We summarize radio and optical SETI programs based at the University of California, Berkeley.
The SEVENDIP optical pulse search looks for ns time scale pulses at visible wavelengths. It utilizes an automated 30
inch telescope, three ultra fast photo multiplier tubes and a coincidence detector. The target list includes F, G, K and M
stars, globular cluster and galaxies.
The ongoing SERENDIP V.v sky survey searches for radio signals at the 300 meter Arecibo Observatory. The currently
installed configuration supports 128 million channels over a 200 MHz bandwidth with ~1.6 Hz spectral resolution.

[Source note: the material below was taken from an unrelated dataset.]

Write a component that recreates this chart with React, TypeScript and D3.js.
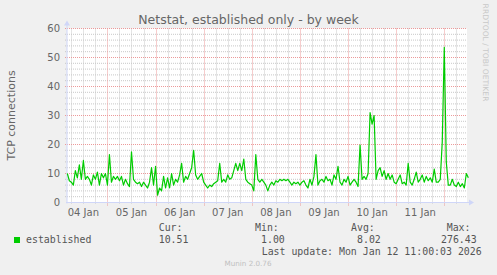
import React from "react";
import * as d3 from "d3";

// ---- data (hourly samples) ----
const seriesStart = Date.UTC(2026, 0, 4, 4, 0);
const established: number[] = [
  10, 7.5, 7, 6, 11, 8.5, 13, 8, 14.5, 8,
  9, 8, 6, 9.5, 8, 10.5, 6, 10, 8.5, 10,
  6, 16.5, 7, 9, 8, 9, 7.5, 9, 6, 8,
  6.5, 5.5, 17.5, 8, 7, 6.5, 7, 5.5, 7, 6,
  5, 7, 12, 6, 12.5, 2.5, 5, 4, 9, 5,
  8.5, 5, 10, 6, 8, 7, 9.5, 13.5, 7, 9,
  8, 10, 12, 18, 9.5, 8, 9, 10, 7, 6,
  5, 6, 5.5, 6.5, 7, 7.5, 13.5, 7, 8, 7,
  9.5, 8, 8.5, 11, 13.5, 11, 13.5, 11, 15, 8,
  7, 6.5, 6, 4, 16.5, 8, 7, 8, 7, 6,
  4, 6, 7, 6, 7.5, 7, 8, 7.5, 8, 7.5,
  8, 7, 6, 7, 6.5, 7, 6, 7, 7.5, 6,
  5, 8, 6, 9, 16.5, 6, 7.5, 8, 7, 9,
  7.5, 8, 6, 9.5, 8, 12.5, 7, 6, 8, 7,
  9, 6, 7, 8, 7, 5.5, 19.8, 8, 9, 8,
  10, 31, 27, 30, 8, 11, 12, 9, 11, 8,
  10, 8, 9.5, 7, 6.5, 8, 9.5, 6.5, 7, 6,
  13.5, 7, 6, 8, 10.5, 7, 8, 9.5, 7, 9,
  7.5, 8.5, 7, 11.5, 7, 7, 8, 21, 53.5, 14,
  6, 6, 8, 6, 5.5, 7, 5.5, 6.5, 5, 10,
  8.5,
];
const dayLabels = ["04 Jan", "05 Jan", "06 Jan", "07 Jan", "08 Jan", "09 Jan", "10 Jan", "11 Jan"];
const yTicks = [0, 10, 20, 30, 40, 50, 60];
const statNames = ["Cur:", "Min:", "Avg:", "Max:"];
const statValues = ["10.51", "1.00", "8.02", "276.43"];

const W = 497, H = 275;
const L = 67, R = 467, T = 28.5, B = 202.5;
const GREEN = "#00CC00";
const AXIS = "#CFD6F8";

export default function App() {
  const x = d3.scaleUtc()
    .domain([new Date(Date.UTC(2026, 0, 4, 3, 50)), new Date(Date.UTC(2026, 0, 12, 11, 20))])
    .range([L, R]);
  const y = d3.scaleLinear().domain([0, 60]).range([B, T]);

  const pts = established.map((v, i) => [new Date(seriesStart + i * 3600e3), v] as [Date, number]);
  const line = d3.line<[Date, number]>().x(d => x(d[0])).y(d => y(Math.min(d[1], 60)));

  const minorX = d3.utcHour.every(6)!.range(x.domain()[0], x.domain()[1]).filter(d => d.getUTCHours() !== 0);
  const majorX = d3.utcDay.range(x.domain()[0], x.domain()[1]);
  const minorY = d3.range(0, 61, 2).filter(v => v % 10 !== 0);
  const majorY = yTicks.filter(v => v > 0);
  const labelDays = dayLabels.map((_, i) => new Date(Date.UTC(2026, 0, 4 + i, 12)));

  const sans = "'DejaVu Sans', sans-serif";
  const mono = "'DejaVu Sans Mono', monospace";
  const statX = [158.7, 255, 351, 446.7];
  const valX = [158.7, 261, 357, 441];

  return (
    <svg width={W} height={H} style={{ position: "fixed", left: 0, top: 0 }} xmlns="http://www.w3.org/2000/svg">
      <rect x={0} y={0} width={W} height={H} fill="#F0F0F0" />
      <rect x={L} y={T} width={R - L} height={B - T} fill="#FFFFFF" />
      {/* minor grid */}
      {minorY.map(v => (
        <line key={"my" + v} x1={L - 2} x2={R} y1={y(v)} y2={y(v)} stroke="#c8c8c8" strokeWidth={1} strokeDasharray="1,1" />
      ))}
      {minorX.map(d => (
        <line key={"mx" + d.getTime()} x1={Math.round(x(d)) + 0.5} x2={Math.round(x(d)) + 0.5} y1={T} y2={B + 2} stroke="#c8c8c8" strokeWidth={1} strokeDasharray="1,1" />
      ))}
      {/* major grid */}
      {majorY.map(v => (
        <line key={"My" + v} x1={L - 2} x2={R} y1={y(v)} y2={y(v)} stroke="#ec9a9a" strokeWidth={1} strokeDasharray="1,1" />
      ))}
      {majorX.map(d => (
        <line key={"Mx" + d.getTime()} x1={Math.round(x(d)) + 0.5} x2={Math.round(x(d)) + 0.5} y1={T} y2={B + 3} stroke="#ec9a9a" strokeWidth={1} strokeDasharray="1,1" />
      ))}
      {/* axes */}
      <line x1={L} x2={L} y1={B + 1} y2={T - 4} stroke={AXIS} strokeWidth={1} />
      <path d={`M${L - 3},${T - 3} L${L},${T - 8} L${L + 3},${T - 3} Z`} fill={AXIS} />
      <line x1={L - 1} x2={R + 3} y1={B} y2={B} stroke={AXIS} strokeWidth={1} />
      <path d={`M${R + 2},${B - 3} L${R + 7},${B} L${R + 2},${B + 3} Z`} fill={AXIS} />
      {/* data */}
      <path d={line(pts) || ""} fill="none" stroke={GREEN} strokeWidth={1.2} strokeLinejoin="round" />
      {/* y labels */}
      {yTicks.map(v => (
        <text key={"yl" + v} x={60} y={y(v)} dy="0.35em" textAnchor="end" fontFamily={sans} fontSize={10} fill="#666">{v}</text>
      ))}
      {/* x labels */}
      {labelDays.map((d, i) => (
        <text key={"xl" + i} x={x(d)} y={216} textAnchor="middle" fontFamily={sans} fontSize={10} fill="#666">{dayLabels[i]}</text>
      ))}
      {/* titles */}
      <text x={248.5} y={23.5} textAnchor="middle" fontFamily={sans} fontSize={12.5} fill="#666">Netstat, established only - by week</text>
      <text transform={`translate(15,${(T + B) / 2}) rotate(-90)`} textAnchor="middle" fontFamily={sans} fontSize={11} fill="#666">TCP connections</text>
      <text transform="translate(483,52.5) rotate(90)" textAnchor="middle" fontFamily={sans} fontSize={7.6} fill="#c8c8c8">RRDTOOL / TOBI OETIKER</text>
      {/* legend */}
      <rect x={14} y={237} width={6} height={6} fill={GREEN} />
      <text x={26} y={242.7} fontFamily={mono} fontSize={9.9} fill="#555">established</text>
      {statNames.map((s, i) => (
        <text key={"sn" + i} x={statX[i]} y={230.5} fontFamily={mono} fontSize={9.9} fill="#555">{s}</text>
      ))}
      {statValues.map((s, i) => (
        <text key={"sv" + i} x={valX[i]} y={242.7} fontFamily={mono} fontSize={9.9} fill="#555">{s}</text>
      ))}
      <text x={261.7} y={255} fontFamily={mono} fontSize={9.9} fill="#555">Last update: Mon Jan 12 11:00:03 2026</text>
      <text x={248} y={266} textAnchor="middle" fontFamily={sans} fontSize={7.2} fill="#c0c0c0">Munin 2.0.76</text>
    </svg>
  );
}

Frequency stepping allows the spectrometer to cover the full 300MHz band of the Arecibo L-band receivers. The final
configuration will allow data from all 14 receivers in the Arecibo L-band Focal Array to be monitored simultaneously with
over 1.8 billion channels.
SETI@home uses the desktop computers of volunteers to analyze over 160 TB of data at taken at Arecibo. Over
6 million volunteers have run SETI@home during its 10 year history. The SETI@home sky survey is 10 times more
sensitive than SERENDIP V.v but it covers only a 2.5 MHz band, centered on 1420 MHz. SETI@home searches a
much wider parameter space, including 14 octaves of signal bandwidth and 15 octaves of pulse period with Doppler drift
corrections from -100 Hz/s to +100 Hz/s. SETI@home is being expanded to analyze data collected during observations of
Kepler objects of interest in May 2011.
The Astropulse project is the first SETI search for μs time scale pulses in the radio spectrum. Because short pulses are
dispersed by the interstellar medium, and the amount of dispersion is unknown, Astropulse must search through 30,000
possible dispersions. Substantial computing power is required to conduct this search, so the project uses volunteers and
their personal computers to carry out the computation (using distributed computing similar to SETI@home).
Keywords: radio instrumentation, FPGA spectrometers, SETI, optical SETI, Search for Extraterrestrial Intelligence, volunteer
computing, radio transients, optical transients.